Entries with chart source code

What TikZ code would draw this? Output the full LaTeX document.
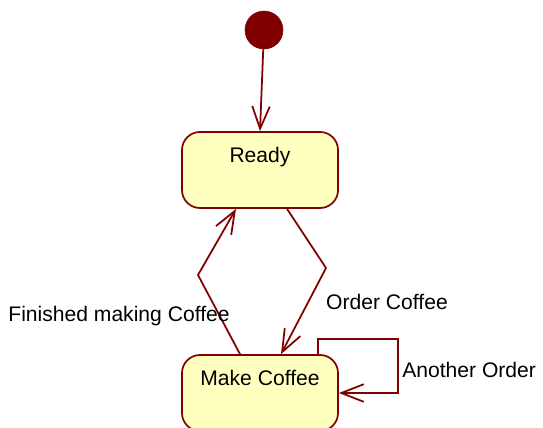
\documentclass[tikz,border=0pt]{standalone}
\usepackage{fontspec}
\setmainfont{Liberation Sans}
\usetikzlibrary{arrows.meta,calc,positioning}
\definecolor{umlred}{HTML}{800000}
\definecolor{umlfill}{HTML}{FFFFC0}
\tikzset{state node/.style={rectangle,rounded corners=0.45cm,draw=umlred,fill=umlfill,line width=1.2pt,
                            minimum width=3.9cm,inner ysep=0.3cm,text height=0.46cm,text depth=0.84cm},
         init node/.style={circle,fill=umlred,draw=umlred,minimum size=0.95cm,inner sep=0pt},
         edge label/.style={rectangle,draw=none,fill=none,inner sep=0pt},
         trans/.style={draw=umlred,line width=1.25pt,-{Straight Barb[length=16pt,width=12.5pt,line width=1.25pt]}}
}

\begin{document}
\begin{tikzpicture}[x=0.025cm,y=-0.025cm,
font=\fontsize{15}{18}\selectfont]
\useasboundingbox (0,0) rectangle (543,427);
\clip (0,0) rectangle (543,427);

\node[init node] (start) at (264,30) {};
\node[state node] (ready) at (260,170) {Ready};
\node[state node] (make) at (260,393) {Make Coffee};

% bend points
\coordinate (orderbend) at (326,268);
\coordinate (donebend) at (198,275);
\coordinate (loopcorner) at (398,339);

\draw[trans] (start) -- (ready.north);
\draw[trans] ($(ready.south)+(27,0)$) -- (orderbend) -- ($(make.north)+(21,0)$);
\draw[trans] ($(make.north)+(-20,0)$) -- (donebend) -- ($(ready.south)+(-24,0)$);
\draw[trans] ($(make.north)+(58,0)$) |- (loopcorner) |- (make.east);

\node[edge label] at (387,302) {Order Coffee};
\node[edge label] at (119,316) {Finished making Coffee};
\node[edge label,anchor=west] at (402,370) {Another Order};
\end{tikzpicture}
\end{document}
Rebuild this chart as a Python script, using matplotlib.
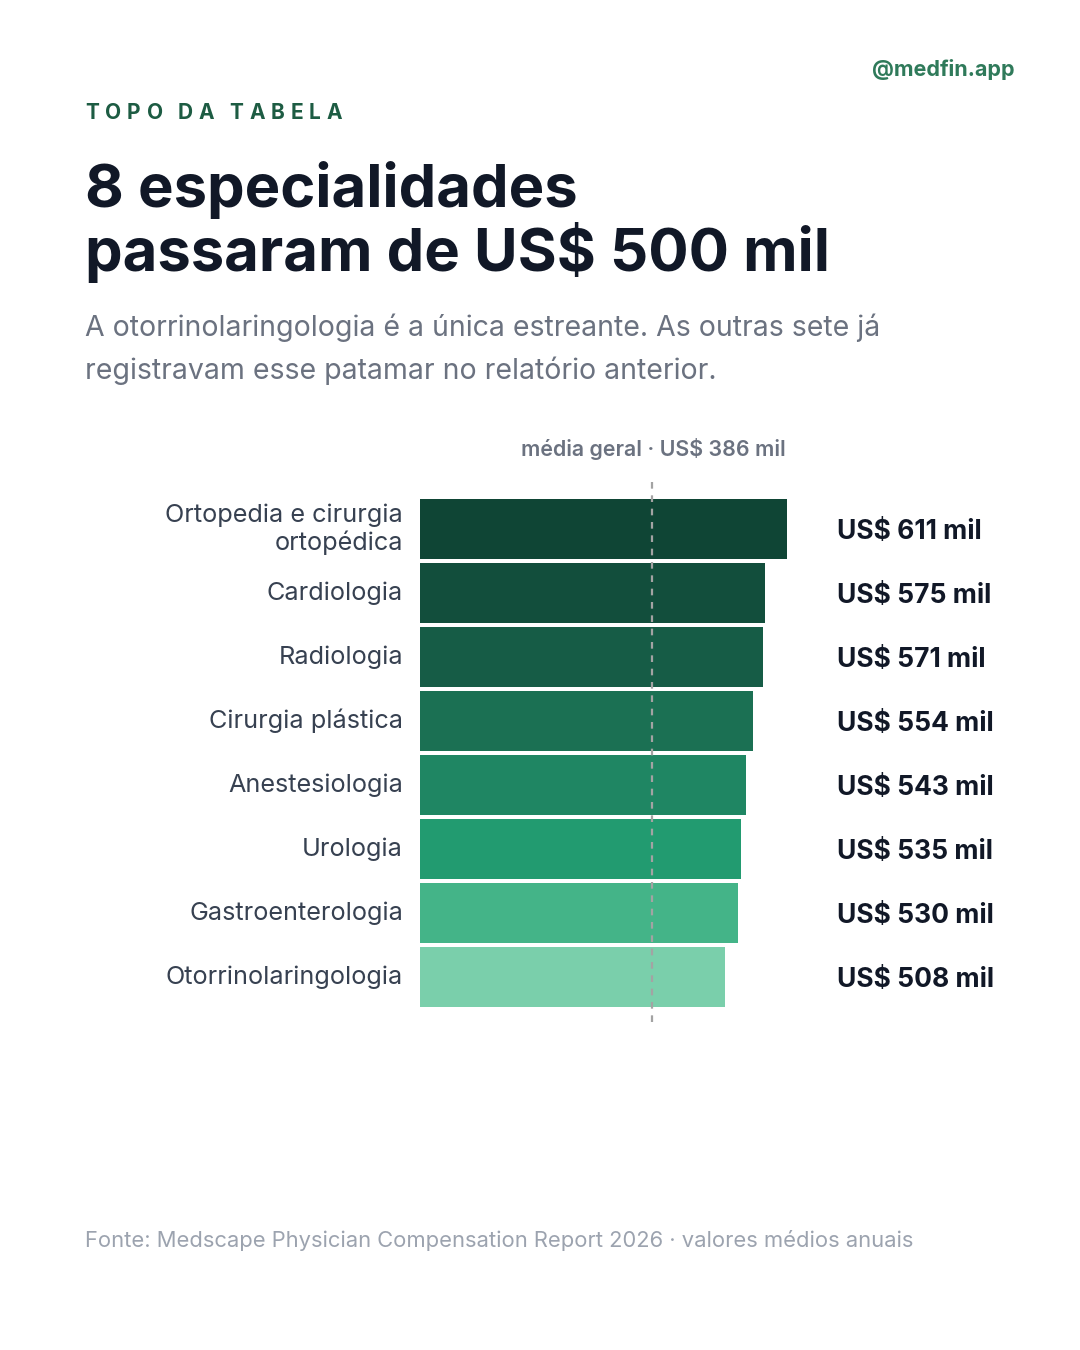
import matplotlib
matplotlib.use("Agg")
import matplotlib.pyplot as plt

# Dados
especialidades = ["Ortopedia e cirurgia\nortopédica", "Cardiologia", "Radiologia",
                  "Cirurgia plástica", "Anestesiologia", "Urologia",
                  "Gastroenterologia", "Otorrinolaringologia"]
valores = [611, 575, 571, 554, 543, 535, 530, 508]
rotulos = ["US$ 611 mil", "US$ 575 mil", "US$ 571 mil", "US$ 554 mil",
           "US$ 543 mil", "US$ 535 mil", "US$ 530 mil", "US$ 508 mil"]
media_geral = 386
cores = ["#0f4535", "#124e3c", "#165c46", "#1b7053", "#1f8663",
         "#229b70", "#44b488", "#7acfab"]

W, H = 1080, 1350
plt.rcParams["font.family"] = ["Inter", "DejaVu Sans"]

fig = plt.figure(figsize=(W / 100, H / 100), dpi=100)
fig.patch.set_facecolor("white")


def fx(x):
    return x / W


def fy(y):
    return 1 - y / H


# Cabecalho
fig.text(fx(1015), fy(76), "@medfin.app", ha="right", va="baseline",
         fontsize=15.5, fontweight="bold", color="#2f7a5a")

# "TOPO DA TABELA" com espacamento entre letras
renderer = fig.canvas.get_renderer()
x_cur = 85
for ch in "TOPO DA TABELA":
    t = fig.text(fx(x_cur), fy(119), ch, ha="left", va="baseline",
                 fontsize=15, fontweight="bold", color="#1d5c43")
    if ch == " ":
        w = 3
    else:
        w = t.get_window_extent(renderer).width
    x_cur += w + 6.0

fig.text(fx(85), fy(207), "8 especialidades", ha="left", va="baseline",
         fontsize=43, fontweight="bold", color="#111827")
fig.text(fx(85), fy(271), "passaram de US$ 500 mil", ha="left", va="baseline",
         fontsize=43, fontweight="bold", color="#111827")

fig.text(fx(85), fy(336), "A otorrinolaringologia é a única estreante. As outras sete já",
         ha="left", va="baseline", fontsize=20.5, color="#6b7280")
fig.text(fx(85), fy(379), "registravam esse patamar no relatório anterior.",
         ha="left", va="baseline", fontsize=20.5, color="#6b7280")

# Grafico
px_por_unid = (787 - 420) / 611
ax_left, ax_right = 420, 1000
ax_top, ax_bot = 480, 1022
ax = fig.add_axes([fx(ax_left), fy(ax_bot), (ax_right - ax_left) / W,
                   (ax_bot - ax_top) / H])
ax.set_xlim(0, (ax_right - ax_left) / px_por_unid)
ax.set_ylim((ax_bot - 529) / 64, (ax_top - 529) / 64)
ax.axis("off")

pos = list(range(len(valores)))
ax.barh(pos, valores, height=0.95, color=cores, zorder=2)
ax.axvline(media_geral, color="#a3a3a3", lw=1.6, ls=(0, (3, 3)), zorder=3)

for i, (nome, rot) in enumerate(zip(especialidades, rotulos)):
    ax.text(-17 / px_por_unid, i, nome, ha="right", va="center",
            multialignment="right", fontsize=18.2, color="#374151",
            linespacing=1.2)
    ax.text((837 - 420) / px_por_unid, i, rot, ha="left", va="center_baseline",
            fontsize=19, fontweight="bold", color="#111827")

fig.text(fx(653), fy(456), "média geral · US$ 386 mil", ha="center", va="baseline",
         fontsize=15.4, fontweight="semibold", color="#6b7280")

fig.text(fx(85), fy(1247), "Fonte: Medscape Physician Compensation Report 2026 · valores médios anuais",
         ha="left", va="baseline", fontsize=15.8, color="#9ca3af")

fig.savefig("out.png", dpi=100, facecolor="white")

# Goal
Write out the whole listing again, exactly, with no pictures.

# Task answer
What TikZ code would draw this? Output the full LaTeX document.
\documentclass[tikz,border=0pt]{standalone}
\usepackage{fontspec}
\setmainfont{Liberation Sans}
\usetikzlibrary{arrows.meta,calc,positioning}
\definecolor{umlred}{HTML}{800000}
\definecolor{umlfill}{HTML}{FFFFC0}
\tikzset{state node/.style={rectangle,rounded corners=0.45cm,draw=umlred,fill=umlfill,line width=1.2pt,
                            minimum width=3.9cm,inner ysep=0.3cm,text height=0.46cm,text depth=0.84cm},
         init node/.style={circle,fill=umlred,draw=umlred,minimum size=0.95cm,inner sep=0pt},
         edge label/.style={rectangle,draw=none,fill=none,inner sep=0pt},
         trans/.style={draw=umlred,line width=1.25pt,-{Straight Barb[length=16pt,width=12.5pt,line width=1.25pt]}}
}

\begin{document}
\begin{tikzpicture}[x=0.025cm,y=-0.025cm,
font=\fontsize{15}{18}\selectfont]
\useasboundingbox (0,0) rectangle (543,427);
\clip (0,0) rectangle (543,427);

\node[init node] (start) at (264,30) {};
\node[state node] (ready) at (260,170) {Ready};
\node[state node] (make) at (260,393) {Make Coffee};

% bend points
\coordinate (orderbend) at (326,268);
\coordinate (donebend) at (198,275);
\coordinate (loopcorner) at (398,339);

\draw[trans] (start) -- (ready.north);
\draw[trans] ($(ready.south)+(27,0)$) -- (orderbend) -- ($(make.north)+(21,0)$);
\draw[trans] ($(make.north)+(-20,0)$) -- (donebend) -- ($(ready.south)+(-24,0)$);
\draw[trans] ($(make.north)+(58,0)$) |- (loopcorner) |- (make.east);

\node[edge label] at (387,302) {Order Coffee};
\node[edge label] at (119,316) {Finished making Coffee};
\node[edge label,anchor=west] at (402,370) {Another Order};
\end{tikzpicture}
\end{document}
Rebuild this chart as a Python script, using matplotlib.
import matplotlib
matplotlib.use("Agg")
import matplotlib.pyplot as plt

# Dados
especialidades = ["Ortopedia e cirurgia\nortopédica", "Cardiologia", "Radiologia",
                  "Cirurgia plástica", "Anestesiologia", "Urologia",
                  "Gastroenterologia", "Otorrinolaringologia"]
valores = [611, 575, 571, 554, 543, 535, 530, 508]
rotulos = ["US$ 611 mil", "US$ 575 mil", "US$ 571 mil", "US$ 554 mil",
           "US$ 543 mil", "US$ 535 mil", "US$ 530 mil", "US$ 508 mil"]
media_geral = 386
cores = ["#0f4535", "#124e3c", "#165c46", "#1b7053", "#1f8663",
         "#229b70", "#44b488", "#7acfab"]

W, H = 1080, 1350
plt.rcParams["font.family"] = ["Inter", "DejaVu Sans"]

fig = plt.figure(figsize=(W / 100, H / 100), dpi=100)
fig.patch.set_facecolor("white")


def fx(x):
    return x / W


def fy(y):
    return 1 - y / H


# Cabecalho
fig.text(fx(1015), fy(76), "@medfin.app", ha="right", va="baseline",
         fontsize=15.5, fontweight="bold", color="#2f7a5a")

# "TOPO DA TABELA" com espacamento entre letras
renderer = fig.canvas.get_renderer()
x_cur = 85
for ch in "TOPO DA TABELA":
    t = fig.text(fx(x_cur), fy(119), ch, ha="left", va="baseline",
                 fontsize=15, fontweight="bold", color="#1d5c43")
    if ch == " ":
        w = 3
    else:
        w = t.get_window_extent(renderer).width
    x_cur += w + 6.0

fig.text(fx(85), fy(207), "8 especialidades", ha="left", va="baseline",
         fontsize=43, fontweight="bold", color="#111827")
fig.text(fx(85), fy(271), "passaram de US$ 500 mil", ha="left", va="baseline",
         fontsize=43, fontweight="bold", color="#111827")

fig.text(fx(85), fy(336), "A otorrinolaringologia é a única estreante. As outras sete já",
         ha="left", va="baseline", fontsize=20.5, color="#6b7280")
fig.text(fx(85), fy(379), "registravam esse patamar no relatório anterior.",
         ha="left", va="baseline", fontsize=20.5, color="#6b7280")

# Grafico
px_por_unid = (787 - 420) / 611
ax_left, ax_right = 420, 1000
ax_top, ax_bot = 480, 1022
ax = fig.add_axes([fx(ax_left), fy(ax_bot), (ax_right - ax_left) / W,
                   (ax_bot - ax_top) / H])
ax.set_xlim(0, (ax_right - ax_left) / px_por_unid)
ax.set_ylim((ax_bot - 529) / 64, (ax_top - 529) / 64)
ax.axis("off")

pos = list(range(len(valores)))
ax.barh(pos, valores, height=0.95, color=cores, zorder=2)
ax.axvline(media_geral, color="#a3a3a3", lw=1.6, ls=(0, (3, 3)), zorder=3)

for i, (nome, rot) in enumerate(zip(especialidades, rotulos)):
    ax.text(-17 / px_por_unid, i, nome, ha="right", va="center",
            multialignment="right", fontsize=18.2, color="#374151",
            linespacing=1.2)
    ax.text((837 - 420) / px_por_unid, i, rot, ha="left", va="center_baseline",
            fontsize=19, fontweight="bold", color="#111827")

fig.text(fx(653), fy(456), "média geral · US$ 386 mil", ha="center", va="baseline",
         fontsize=15.4, fontweight="semibold", color="#6b7280")

fig.text(fx(85), fy(1247), "Fonte: Medscape Physician Compensation Report 2026 · valores médios anuais",
         ha="left", va="baseline", fontsize=15.8, color="#9ca3af")

fig.savefig("out.png", dpi=100, facecolor="white")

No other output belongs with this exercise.